Building Financial Abundance That Lasts
To attempt to create and enjoy a financial abundance mindset:
Recognize the distinction between money and wealth
Money is the medium; wealth is what you actually want. Focus on creating genuine value, not just accumulating dollars. Don't overemphasize decisions that put larger dollar figures on paper, but rather decisions that provide freedom, enjoyment, access, and the ability to create even more value.Embrace abundance thinking during wealth-building years
- Seek opportunities to create new value rather than just capturing existing value
- Invest (in yourself, in infrastructure, and in value creation) rather than merely "save"
- Take calculated risks when sources of recovery or replacement are known
- Focus on growth and possibilities rather than limitations
Build resources that support continued abundance thinking
- Create diverse income streams that don't deplete principal
- Develop margins of safety that allow reasonable risk-taking
- Favor asset choices that allow you to optimize for how you can access and spend your wealth rather than just grow it and avoid touching it
- Build non-financial assets (health, relationships, skills) that maintain value
- Structure finances to preserve flexibility and choice
Maintain abundance perspective even when resources become more fixed
Even with finite financial resources, abundance thinking can extend to how we share our time, wisdom, relationships, and joy.
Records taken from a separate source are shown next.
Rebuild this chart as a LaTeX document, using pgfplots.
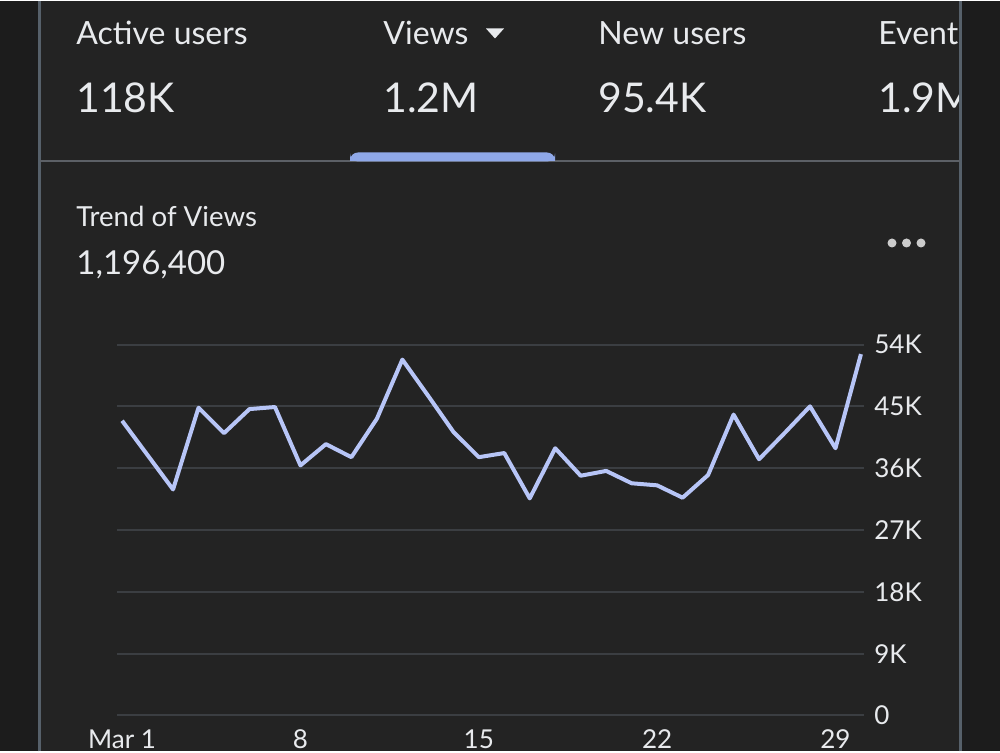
\documentclass[border=0pt]{standalone}
\usepackage{pgfplots}
\pgfplotsset{compat=1.18}
\usepackage{fontspec}
\setmainfont{Lato}
\definecolor{outerbg}{HTML}{1C1C1C}
\definecolor{cardbg}{HTML}{232323}
\definecolor{borderc}{HTML}{56606A}
\definecolor{sepc}{HTML}{5C6066}
\definecolor{tabc}{HTML}{8FA8E8}
\definecolor{linec}{HTML}{B7C5F7}
\definecolor{gridc}{HTML}{3B3E42}
\definecolor{txt}{HTML}{E8EAED}
\begin{document}
\begin{tikzpicture}[x=0.5pt,y=0.5pt]
\fill[outerbg] (0,0) rectangle (1000,750);
\fill[cardbg] (40,0) rectangle (960,750);
% header texts
\begin{scope}[every node/.style={inner sep=0pt, anchor=base west, text=txt}]
\node at (76,707) {\fontsize{16}{18}\selectfont Active users};
\node at (383,707) {\fontsize{16}{18}\selectfont Views};
\node at (598,707) {\fontsize{16}{18}\selectfont New users};
\node at (878,707) {\fontsize{16}{18}\selectfont Events};
\node at (76,639) {\fontsize{20.5}{24}\selectfont 118K};
\node at (383,639) {\fontsize{20.5}{24}\selectfont 1.2M};
\node at (598,639) {\fontsize{20.5}{24}\selectfont 95.4K};
\node at (878,639) {\fontsize{20.5}{24}\selectfont 1.9M};
\node at (76,525) {\fontsize{13.8}{16}\selectfont Trend of Views};
\node at (76,477) {\fontsize{16.5}{19}\selectfont 1,196,400};
\end{scope}
\fill[txt] (486,723) -- (504,723) -- (495,713) -- cycle;
\fill[black!20] (892,508.5) circle (4.5) (906.5,508.5) circle (4.5) (921,508.5) circle (4.5);
% clip right overflow
\fill[outerbg] (961,0) rectangle (1000,750);
\draw[borderc, line width=1.5pt] (39.5,0) -- (39.5,750);
\draw[borderc, line width=1.5pt] (960.5,0) -- (960.5,750);
\draw[sepc, line width=1pt] (40,590) -- (960,590);
\fill[tabc, rounded corners=4pt] (350,590) -- (350,599) -- (555,599) -- (555,590) -- cycle;
\fill[tabc] (350,590) rectangle (555,594);
\begin{axis}[
  at={(58.5pt,18pt)}, anchor=south west,
  scale only axis, width=373.5pt, height=185.5pt,
  xmin=0.8, xmax=30.12, ymin=0, ymax=54,
  axis line style={draw=none},
  major tick length=0pt,
  ytick={0,9,18,27,36,45,54},
  yticklabels={0,9K,18K,27K,36K,45K,54K},
  yticklabel pos=right,
  yticklabel style={anchor=west, inner sep=0pt, xshift=5pt},
  xtick={1,8,15,22,29},
  xticklabels={Mar 1,8,15,22,29},
  xticklabel style={anchor=base, inner sep=0pt, yshift=-16.5pt},
  ticklabel style={font=\fontsize{13}{15}\selectfont, text=txt},
  ymajorgrids, grid style={color=gridc, line width=1pt},
  clip=false,
]
\addplot[color=linec, line width=2pt, line join=round, mark=none] coordinates {
(1,42.9) (2,37.9) (3,32.9) (4,44.8) (5,41.1) (6,44.6) (7,44.9) (8,36.4)
(9,39.5) (10,37.6) (11,43.2) (12,51.8) (13,46.6) (14,41.3) (15,37.6)
(16,38.2) (17,31.6) (18,38.9) (19,34.9) (20,35.6) (21,33.8) (22,33.5)
(23,31.7) (24,35.0) (25,43.8) (26,37.3) (27,41.1) (28,45.0) (29,38.9) (30,52.6)
};
\end{axis}
\end{tikzpicture}
\end{document}
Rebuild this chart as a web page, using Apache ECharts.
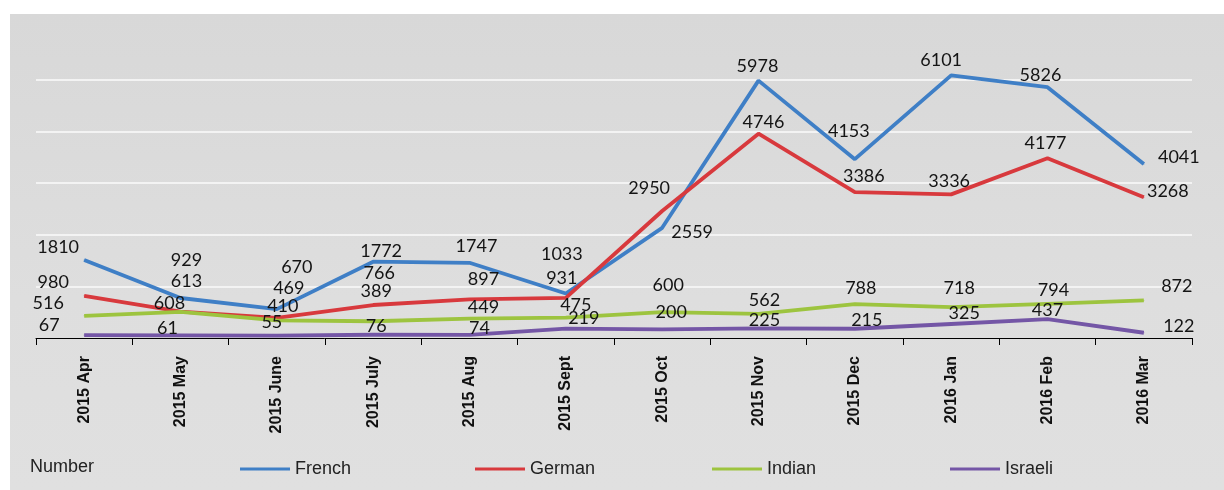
<!DOCTYPE html>
<html><head><meta charset="utf-8">
<script src="https://cdn.jsdelivr.net/npm/echarts@6/dist/echarts.min.js"></script>
<style>
html,body{margin:0;padding:0;background:#fff;width:1224px;height:490px;overflow:hidden}
#panel{position:absolute;left:10px;top:14px;width:1214px;height:476px;background:linear-gradient(#d8d8d8,#dedede 60%,#e0e0e0)}
#chart{position:absolute;left:0;top:0;width:1224px;height:490px}
</style></head><body>
<div id="panel"></div><div id="chart"></div>
<script>
const categories = ['2015 Apr','2015 May','2015 June','2015 July','2015 Aug','2015 Sept','2015 Oct','2015 Nov','2015 Dec','2016 Jan','2016 Feb','2016 Mar'];
const french  = [1810, 929, 670, 1772, 1747, 1033, 2559, 5978, 4153, 6101, 5826, 4041];
const german  = [980, 613, 469, 766, 897, 931, 2950, 4746, 3386, 3336, 4177, 3268];
const indian  = [516, 608, 410, 389, 449, 475, 600, 562, 788, 718, 794, 872];
const israeli = [67, 61, 55, 76, 74, 219, 200, 225, 215, 325, 437, 122];
const seriesNames = ['French','German','Indian','Israeli'];
const yTicks = [0, 1200, 2400, 3600, 4800, 6000, 7200];

// label offsets (styling only)
const frenchLabelOffsets  = [[-26,2],[6,-23],[20,-27],[8,4],[7,-2],[-4,-25],[30,19],[-1,0],[-6,-14],[-10,-1],[-7,3],[35,8]];
const germanLabelOffsets  = [[-31,1],[6,-16],[12,-15],[6,-17],[14,-6],[-4,-5],[-13,-8],[5,3],[9,-2],[-2,1],[-2,0],[24,8]];
const indianLabelOffsets  = [[-36,2],[-11,6],[6,0],[3,-16],[14,3],[10,2],[6,-12],[6,1],[6,-1],[8,-4],[6,1],[33,0]];
const israeliLabelOffsets = [[-35,5],[-13,7],[-5,1],[3,6],[10,8],[18,4],[9,-3],[6,6],[12,6],[13,4],[0,6],[35,8]];

const colors = ['#3f7fc6', '#d8393d', '#9dc43f', '#7456a6'];
const values = [french, german, indian, israeli];
const offsets = [frenchLabelOffsets, germanLabelOffsets, indianLabelOffsets, israeliLabelOffsets];
const legendLefts = [235, 470, 707, 945];

const chart = echarts.init(document.getElementById('chart'), null, {renderer: 'canvas'});

const series = seriesNames.map((name, k) => ({
  name: name,
  type: 'line',
  symbol: 'circle',
  symbolSize: 1,
  showSymbol: true,
  z: 2 + k,
  lineStyle: {width: 3.8, color: colors[k]},
  itemStyle: {color: colors[k]},
  label: {
    show: true, position: 'top', distance: 5,
    fontFamily: 'Lato', fontSize: 18, color: '#141414'
  },
  emphasis: {disabled: true},
  data: values[k].map((v, i) => ({value: v, label: {offset: offsets[k][i]}}))
}));

const option = {
  backgroundColor: 'transparent',
  animation: false,
  grid: {left: 36, right: 32, top: 28, bottom: 152, containLabel: false},
  xAxis: {
    type: 'category',
    data: categories,
    boundaryGap: true,
    axisLine: {show: true, lineStyle: {color: '#000', width: 1}},
    axisTick: {show: true, length: 7, lineStyle: {color: '#000'}},
    axisLabel: {
      interval: 0, rotate: 90, margin: 18,
      fontFamily: 'Liberation Sans', fontWeight: 'bold', fontSize: 16, color: '#111'
    },
    splitLine: {show: false}
  },
  yAxis: {
    type: 'value',
    min: yTicks[0], max: yTicks[yTicks.length - 1], interval: yTicks[1] - yTicks[0],
    axisLine: {show: false}, axisTick: {show: false}, axisLabel: {show: false},
    splitLine: {show: true, lineStyle: {width: 2, color: yTicks.map((t, i) => (i === 0 || i === yTicks.length - 1) ? 'rgba(0,0,0,0)' : '#f3f3f3')}}
  },
  legend: seriesNames.map((n, k) => ({
    data: [n], left: legendLefts[k], top: 455,
    icon: 'rect', itemWidth: 50, itemHeight: 3,
    textStyle: {fontFamily: 'Liberation Sans', fontSize: 18, color: '#222'},
    selectedMode: false
  })),
  graphic: [{
    type: 'text', left: 30, top: 458,
    style: {text: 'Number', font: '18px "Liberation Sans"', fill: '#222'}
  }],
  series: series
};
chart.setOption(option);
</script>
</body></html>
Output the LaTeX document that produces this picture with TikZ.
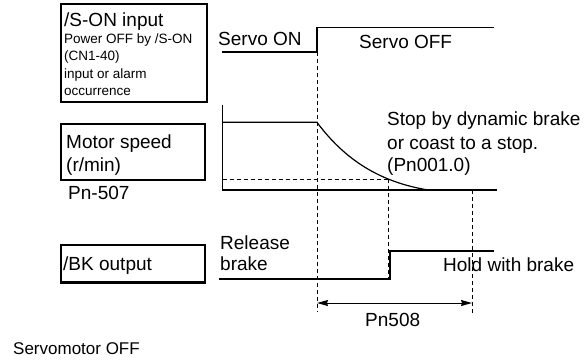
\documentclass[tikz,border=0pt]{standalone}
\usepackage{fontspec}
\setmainfont{Liberation Sans}
\usetikzlibrary{arrows.meta}
\begin{document}
\begin{tikzpicture}[x=1pt,y=-1pt,
  box/.style={draw, line width=2.4pt},
  sig/.style={line width=1.2pt},
  guide/.style={line width=0.8pt, dash pattern=on 4pt off 3pt},
  lbl/.style={inner sep=0pt, anchor=base west, font=\fontsize{19}{22}\selectfont},
  small/.style={inner sep=0pt, anchor=base west, font=\fontsize{13.5}{16}\selectfont},
  foot/.style={inner sep=0pt, anchor=base west, font=\fontsize{17}{20}\selectfont},
  dim/.style={line width=1pt, {Stealth[length=11pt,width=6pt,inset=1pt]}-{Stealth[length=11pt,width=6pt,inset=1pt]}},
]
\useasboundingbox (0,0) rectangle (586,360);
% boxes
\draw[box] (61.2,4.2) rectangle (206.8,101.8);
\draw[box] (61.2,124.2) rectangle (205,180);
\draw[box] (61.2,245) rectangle (205,282.5);
% box texts
\node[lbl] (son) at (64,26.5) {/S-ON input};
\node[small] (s1) at (64,43) {Power OFF by /S-ON};
\node[small] (s2) at (64,60) {(CN1-40)};
\node[small] (s3) at (64,78) {input or alarm};
\node[small] (s4) at (64,95) {occurrence};
\node[lbl] (ms) at (66,148.5) {Motor speed};
\node[lbl] (rm) at (66,171.5) {(r/min)};
\node[lbl] (pn507) at (68,199.5) {Pn-507};
\node[lbl] (bk) at (63,270.5) {/BK output};
% servo signal
\node[lbl] (son2) at (218,45.5) {Servo ON};
\node[lbl] (soff) at (359,48.5) {Servo OFF};
\draw[sig] (222,52) -- (317,52) -- (317,27.5) -- (494,27.5);
% motor speed
\draw[sig] (222.5,105) -- (222.5,190) -- (497,190);
\draw[sig] (222.5,122.3) -- (317,122.3) .. controls (345,160) and (380,182) .. (428,190);
\node[lbl] (st1) at (387,125.5) {Stop by dynamic brake};
\node[lbl] (st2) at (387,149.5) {or coast to a stop.};
\node[lbl] (st3) at (387,171.5) {(Pn001.0)};
% guides
\draw[guide] (222.5,179) -- (389,179);
\draw[guide] (317,52) -- (317,312);
\draw[guide] (388.5,179) -- (388.5,279);
\draw[guide] (472,190) -- (472,315);
% brake signal
\node[lbl] (rel) at (220,249.5) {Release};
\node[lbl] (brk) at (220,270.5) {brake};
\draw[sig] (219,279) -- (390,279) -- (390,251) -- (494,251);
\node[lbl] (hold) at (443,271.5) {Hold with brake};
% dimension
\coordinate (d1) at (317,303);
\coordinate (d2) at (472,303);
\draw[dim] (d1) -- (d2);
\node[lbl] (pn508) at (365,326.5) {Pn508};
\node[foot] (smoff) at (13,354) {Servomotor OFF};
\end{tikzpicture}
\end{document}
These are all resources that often grow rather than diminish when shared.
The Ultimate Financial Freedom
The real victory isn't just having "enough money". In my opinion, winning is creating a position in life where scarcity thinking no longer constrains your choices, your generosity, or your willingness to embrace life's continuing opportunities.
By understanding that wealth is what people want, not just money itself, and by embracing the abundance principle that new wealth can be a matter of our own creation rather than just redistribution or hoarding, we set ourselves on a path toward a bigger and more enjoyable life.
None of this is to deny the real constraints we face, particularly later in life. Rather, it's best to acknowledge them while ensuring they don't become self-imposed limitations that unnecessarily restrict the truly scarce resource, the time available to spend in our one life. The abundance mindset allows us to see possibilities where others see only problems, to create value where others see only costs, and to build a financial future characterized by opportunity rather than scarcity.